Articles of Confederation 2.0

[T]he more urgent question for the Senate remains why bare majorities in radically gerrymandered state legislatures should have the power to defeat free and fair elections for Congress, while Congress has no power to defend itself against those distortions unless a supermajority in the Senate agrees.
The modern filibuster has restored the supermajority rules of our first and failed constitution, the Articles of Confederation. Like those articles, it is defended by people who believe that supermajority requirements induce compromise. But the failure of the first American republic led our Framers to reject that mistaken theory. And it is high time for the Senate to answer one obvious question: 
Why do a group of senators representing a relatively minuscule number of Americans, through Senate rules, get to undo the one clearly good idea of our Framers—that legislatures be governed by legislative majorities?
From here.

Congress has a lot on its plate. 

It needs to end the filibuster. It needs to fix the flawed Electoral College Act of 1887 and thwart conservative legal day dreams that would allow state legislators to ignore the decisions of voters in their state when it comes time to cast electoral votes. It needs to pass election law reform to clamp down on anti-Democratic Republican legislation at the state level to suppress voter turnout in Democratic party leaning constituencies and allow out of control gerrymandering.
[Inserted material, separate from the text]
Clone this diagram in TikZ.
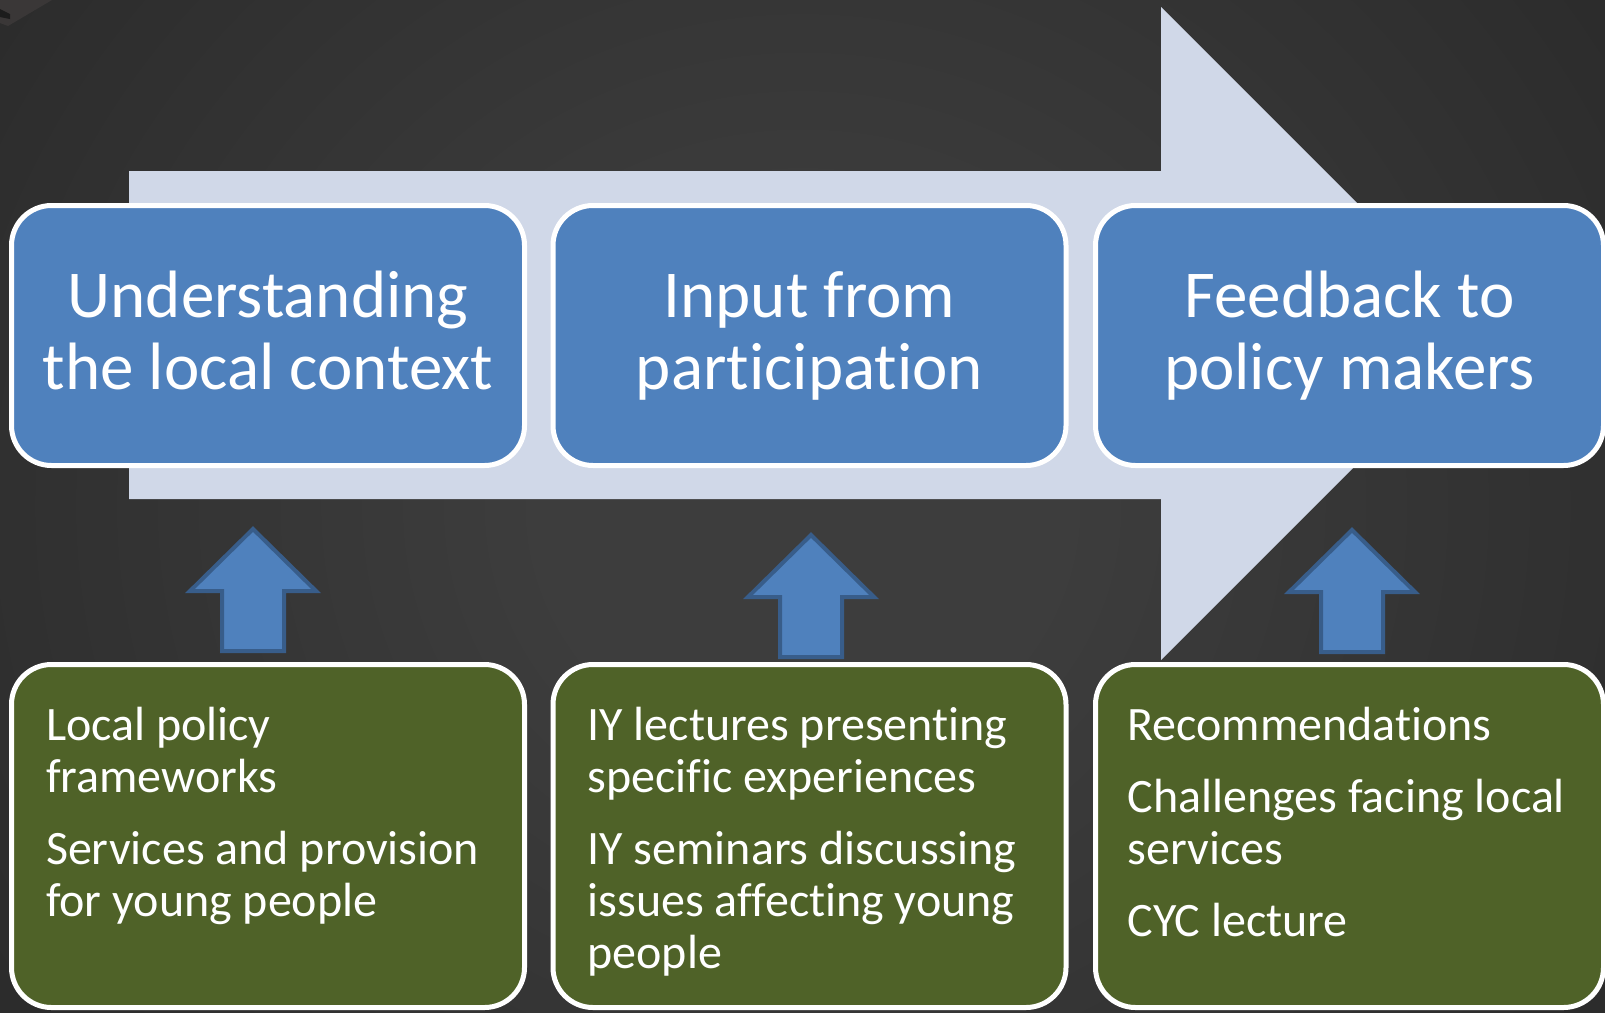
\documentclass[tikz,border=0pt]{standalone}
\usepackage{fontspec}
\setmainfont{Carlito}[Ligatures={NoCommon}]

\definecolor{bgin}{HTML}{3D3D3D}
\definecolor{bgout}{HTML}{1C1C1C}
\definecolor{flowfill}{HTML}{D0D8E8}
\definecolor{stageblue}{HTML}{4F81BD}
\definecolor{arrowline}{HTML}{385D8A}
\definecolor{itemgreen}{HTML}{4F6228}
\definecolor{cornergray}{HTML}{3A3737}

\pgfdeclareradialshading{bgglow}{\pgfpoint{0bp}{0bp}}{color(0bp)=(bgin); color(8bp)=(bgin); color(50bp)=(bgout); color(72bp)=(bgout)}

% strut for the two-line stage titles, and the text block of an item box
\newcommand{\stagestrut}{\rule[-18pt]{0pt}{72pt}}
\newcommand{\itemtext}[1]{\parbox[c][343pt][t]{460pt}{\raggedright\leftskip=8pt\setlength{\parskip}{20pt}\rule{0pt}{75.5pt}#1}}

\begin{document}
\begin{tikzpicture}[x=1pt, y=-1pt,
    stage/.style={draw=white, line width=5pt, fill=stageblue, rounded corners=40pt, minimum width=513pt, minimum height=260pt, inner sep=0pt, align=center, text=white, font=\fontsize{67}{72}\selectfont},
    items/.style={draw=white, line width=5pt, fill=itemgreen, rounded corners=40pt, minimum width=513pt, minimum height=343pt, inner sep=0pt, text=white, font=\fontsize{48}{52}\selectfont},
    uparr/.style={fill=stageblue, draw=arrowline, line width=4pt, line join=miter}
]
\useasboundingbox (0,0) rectangle (1605,1012);
\clip (0,0) rectangle (1605,1012);

% background
\shade[shading=bgglow] (0,-250) rectangle (1605,1262);
\fill[cornergray] (0,0) -- (52,0) -- (8,26) -- (0,23) -- cycle;
\fill[bgout] (0,9) -- (10,14) -- (10,19) -- (0,17) -- cycle;

% big process arrow
\fill[flowfill] (129,171) -- (1161,171) -- (1161,7) -- (1487.5,333.5) -- (1161,660) -- (1161,499) -- (129,499) -- cycle;

\node[stage]                      (context)  at (268,335.5)    {\stagestrut Understanding\\\stagestrut the local context};
\node[stage]                      (input)    at (809.5,335.5)  {\stagestrut Input from\\\stagestrut participation};
\node[stage, minimum width=508pt] (feedback) at (1349.5,335.5) {\stagestrut Feedback to\\\stagestrut policy makers};

% block arrows pointing up
\foreach \cx/\ty in {253/529, 811/535, 1352/530}
  \draw[uparr] (\cx,\ty) -- ++(63,62) -- ++(-32,0) -- ++(0,60) -- ++(-62,0) -- ++(0,-60) -- ++(-32,0) -- cycle;

\node[items]                      (policy)   at (268,836)    {\itemtext{Local policy frameworks\par Services and provision for young people}};
\node[items]                      (lectures) at (809.5,836)  {\itemtext{IY lectures presenting specific experiences\par IY seminars discussing issues affecting young people}};
\node[items, minimum width=508pt] (results)  at (1349.5,836) {\itemtext{Recommendations\par Challenges facing local services\par CYC lecture}};
\end{tikzpicture}
\end{document}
It needs to expand the Supreme Court to wrest control from a manipulated 6-3 hyper-conservative majority. It needs to give the District of Columbia statehood, and give Puerto Rico a better shot at statehood as well. 

Breaking the filibuster is the most important. But Congress may very well lack the will to fix it. Democrats, due to a couple of democrats in name only (DINOs) don't seem to have the votes to make that happen.